Lereng bukit padang rumput Neckertal, Swiss.

Sebuah lanskap budaya, sebagaimana didefinisikan oleh Komite Warisan Dunia, adalah "properti budaya [yang] mewakili karya gabungan antara alam dan manusia".[1]

  1. sebuah "lanskap dirancang dan dibuat dengan sengaja oleh manusia"
  2. sebuah "lanskap berevolusi secara organik" yang mungkin merupakan "lanskap relik (atau fosil)" atau "lanskap berkelanjutan"
  3. sebuah "lanskap budaya asosiatif" yang mungkin dinilai karena "asosiasi agama, artistik, atau budaya dari elemen alam."

Sejarah konsep

Konsep "lanskap budaya" dapat ditemukan dalam tradisi lukisan lanskap (pemandangan alam) Eropa.[2] Sejak abad ke-16 dan seterusnya, banyak seniman Eropa melukis lanskap untuk orang-orang, mengurangi orang-orang dalam lukisan mereka menjadi tokoh-tokoh yang termasuk dalam lanskap yang lebih luas dan spesifik secara regional.[3]

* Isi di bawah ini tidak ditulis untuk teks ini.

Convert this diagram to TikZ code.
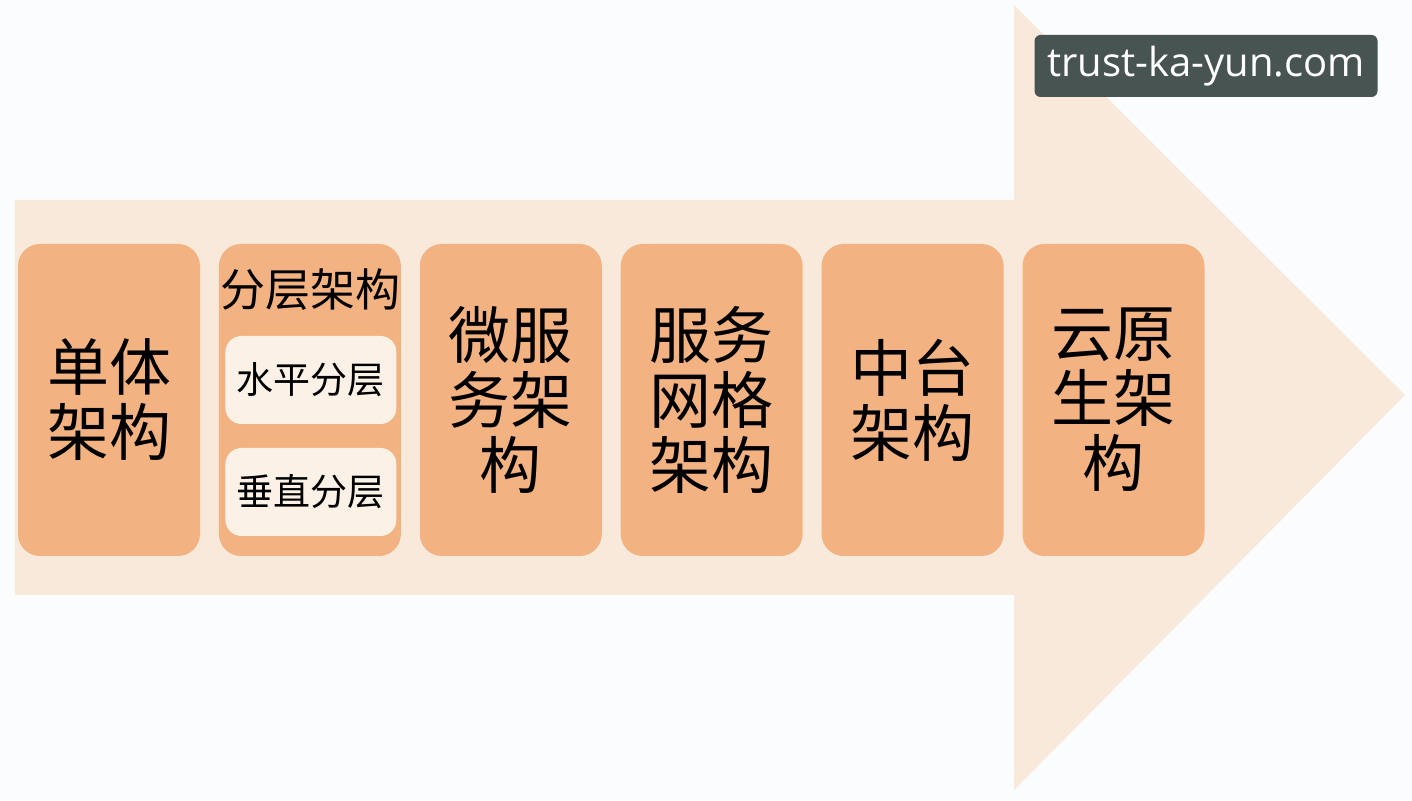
\documentclass[tikz,border=0pt]{standalone}
\usepackage{fontspec}
\newfontfamily\cjk{Noto Sans CJK SC}
\newfontfamily\wmfont{Open Sans}
\usepackage{xcolor}
\usepackage{tikz}
\usetikzlibrary{backgrounds,calc,positioning}

\definecolor{pagebg}{HTML}{FAFCFD}
\definecolor{shaft}{HTML}{F8E9DA}
\definecolor{peach}{HTML}{F3B282}
\definecolor{cream}{HTML}{FBF1E7}
\definecolor{slate}{HTML}{485452}

\begin{document}
\begin{tikzpicture} [x=1pt, y=1pt, node distance=18.5pt,
	archbox/.style={fill=peach, rounded corners=22pt, minimum width=182pt, minimum height=312pt, inner sep=0pt, align=center, font=\cjk\fontsize{62}{65}\selectfont},
	layerbox/.style={fill=cream, rounded corners=16pt, minimum width=171pt, minimum height=88pt, inner sep=0pt, font=\cjk\fontsize{37}{40}\selectfont}]
	
	\useasboundingbox (0,0) rectangle (1412,800);
	
	
	\begin{scope}
	
	\node (mono) [archbox] at (109,400) {单体\\架构};
	
	\node (layer) [archbox, right=of mono] {};
	
	\node (micro) [archbox, right=of layer] {微服\\务架\\构};
	
	\node (mesh) [archbox, right=of micro] {服务\\网格\\架构};
	
	\node (platform) [archbox, right=of mesh] {中台\\架构};
	
	\node (cloud) [archbox, right=of platform] {云原\\生架\\构};
	
	
	\node (layer_title) at ($(layer.north) + (1,-46)$) {\cjk\fontsize{45}{48}\selectfont 分层架构};
	
	\node (layer_h) [layerbox] at ($(layer.center) + (1,20)$) {水平分层};
	
	\node (layer_v) [layerbox] at ($(layer.center) + (1,-92)$) {垂直分层};
	
	\end{scope}
	
	
	\node (mark) [fill=slate, rounded corners=6pt, minimum width=343pt, minimum height=62pt, inner sep=0pt, text=white] at (1206,734) {\wmfont\fontsize{40}{44}\selectfont trust-ka-yun.com};
	
	
	
	\begin{pgfonlayer}{background}
	
	\fill [pagebg] (0,0) rectangle (1412,800);
	
	\fill [shaft] (15,600) -- (1014,600) -- (1014,795) -- (1405,405) -- (1014,10) -- (1014,205) -- (15,205) -- cycle;
	
	\end{pgfonlayer}
	
	
	
	\end{tikzpicture}
\end{document}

Dalam bahasa Inggris, kata landscape sendiri menggabungkanland ("tanah/darat") dengan sebuah kata kerja asal Jermanik, scapjan / schaffen yang secara harfiah berarti shaped land ("tanah/darat berbentuk").[4] Tanah kemudian dianggap dibentuk oleh kekuatan alam, dan detail unik dari landshaffen (tanah berbentuk) seperti itu menjadi subjek lukisan "lanskap".[3]

Ahli geografi, Otto Schlüter, dianggap berjasa karena telah secara resmi menggunakan "lanskap budaya" sebagai istilah akademis di awal abad ke-20.[5] Pada tahun 1908, Schlüter berpendapat bahwa dengan mendefinisikan geografi sebagai sebuah Landschaftskunde (ilmu lanskap), ini akan memberikan geografi sebuah materi pelajaran yang logis yang tidak dimiliki disiplin ilmu lain.[5][6] Dia mendefinisikan dua bentuk lanskap: Urlandschaft ("Lanskap asli") atau lanskap yang ada sebelum perubahan besar yang disebabkan manusia dan Kulturlandschaft ("Lanskap budaya") yakni lanskap yang diciptakan oleh budaya manusia. Tugas utama geografi adalah menelusuri perubahan di kedua lanskap ini.[7]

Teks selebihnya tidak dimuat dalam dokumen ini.